Get a lead investor who focuses on your stage. If you’re a pre-seed startup, get a pre-seed investor. If seed stage, get a seed-focused investor. Why? Skin in the game. A seed-stage VC prioritizes their seed-stage investments because they need one of them to return the fund. The alternative would be to raise without a lead (a party round), from a stage-agnostic fund (>$300M fund that dabbles in seed), or from a cross-over fund (VC and other asset classes). When the going gets rough, they won’t show up as they focus on other stages or assets. Stack the deck in your favor with a fund for your stage.
Optimize for the investment partner, not price. Founders naturally think about dilution when fundraising. At pre-seed I hear “I don’t want too much dilution” all the time. It’s a quantifiable number, so it’s easy to prioritize. It’s fine and good to have a ballpark, and realistically founders should be thoughtful about how much dilution they take ahead of Series A so as not to muck up the cap table. But given the choice, it’s better to optimize for the investing individual or firm than for valuation and dilution. Like startups, VC is a game of exceptionalism, and the top VCs have better outcomes. Investors who have taken startups from start to successful outcome know the motions to do it again. Get them on your side if you can.
Bring multiple great investors into the deal. Per the two points above, getting a solid stage-appropriate lead stacks the deck in the startup’s favor. With or without that, there’s still an opportunity to bring in other great investors into the round to maximize the chance of success.

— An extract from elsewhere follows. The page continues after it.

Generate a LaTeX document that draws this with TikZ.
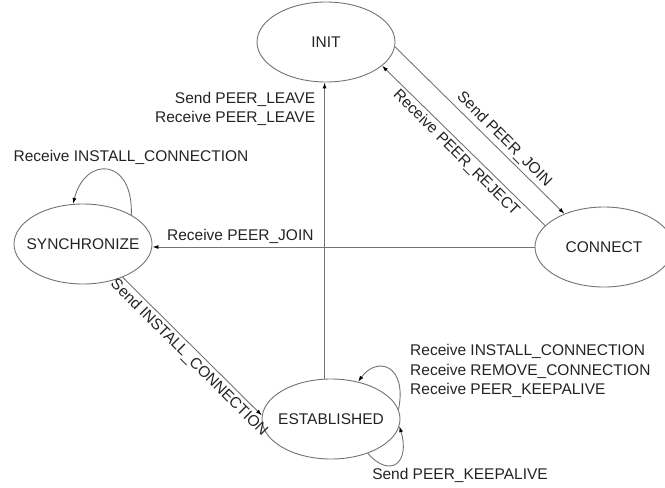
\documentclass[tikz,border=0pt]{standalone}
\usepackage{fontspec}
\setmainfont{Liberation Sans}
\usetikzlibrary{shapes.geometric,arrows.meta}
\definecolor{linegray}{RGB}{115,115,115}
\definecolor{textgray}{RGB}{35,35,35}
\begin{document}
\begin{tikzpicture}[
        x=1pt, y=-1pt,
        state/.style={draw=linegray, ellipse, line width=0.9pt, inner xsep=-12pt, inner ysep=0pt,
            minimum width=138pt, minimum height=80pt, text=textgray},
        trans/.style={draw=linegray, line width=0.9pt, -{Latex[length=6pt,width=4pt,color=black]}},
        lbl/.style={text=textgray, inner sep=3pt},
        diag/.style={lbl, rotate=-45},
        every node/.style={font=\fontsize{15.5}{19.5}\selectfont},
    ]
    \useasboundingbox (0,0) rectangle (665,488);
    \node[state](init) at (326,42){INIT};
    \node[state](sync) at (83,244){SYNCHRONIZE};
    \node[state](conn) at (604,247){CONNECT};
    \node[state](est) at (331,419){ESTABLISHED};

    \draw[trans] (init.-4) -- node[diag, anchor=south, pos=0.6]{Send PEER\_JOIN} (conn.140);
    \draw[trans] (conn.160) -- node[diag, anchor=north, pos=0.5]{Receive PEER\_REJECT} (init.-23);
    \draw[trans] (conn.west) -- node[lbl, above, pos=0.77]{Receive PEER\_JOIN} (sync.east |- conn.west);
    \draw[trans] (sync.-40) -- node[diag, anchor=north, pos=0.53]{Send INSTALL\_CONNECTION} (est.177);
    \draw[trans] (est.north -| init.-92) -- node[lbl, left=6pt, align=right, pos=0.91]{Send PEER\_LEAVE\\Receive PEER\_LEAVE} (init.-92);

    \draw[trans] (sync.31) .. controls +(2,-58) and +(12,-48) .. (sync.104);
    \node[lbl](syncloop) at (131,157){Receive INSTALL\_CONNECTION};
    \draw[trans] (est.8) .. controls +(9,-45) and +(19,-26) .. (est.54);
    \node[lbl, align=left, anchor=west](estloop) at (407,371){Receive INSTALL\_CONNECTION\\Receive REMOVE\_CONNECTION\\Receive PEER\_KEEPALIVE};
    \draw[trans] (est.-43) .. controls +(23,26) and +(11,36) .. (est.-6);
    \node[lbl](keepalive) at (460,475){Send PEER\_KEEPALIVE};
    
    \end{tikzpicture}
\end{document}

There are smaller funds that “ride along” with small checks (like Jetstream), AngelList syndicates, and angels. My favorite composition of a round is a strong lead, a couple solid ride-along funds who punch above their weight, and as many high-impact and domain-relevant angels as possible. Early in fundraising it’s tempting to accept anyone who wants to give you funds. Wait until you get a lead so you know how much room in the round will remain, then bring in the others for as little as they’re able to do. Syndicates and angels usually aren’t sensitive to the amount they invest, and you don’t know how helpful they’ll be until after they invest.
Build relationships for the next round this round. Use the raise as an opportunity to connect with funds at the next stage. It’s best to make the next stage of investors when you’re not raising from them, when you can get to know each other casually. Get on their radar, tell them what you’re doing, then when you come back up for the next round they’ll have continuity of your story. Your VCs this round can help by sharing their excitement with investors who follow after them.
What resonated with you? What hurdles are you hitting in fundraising this year?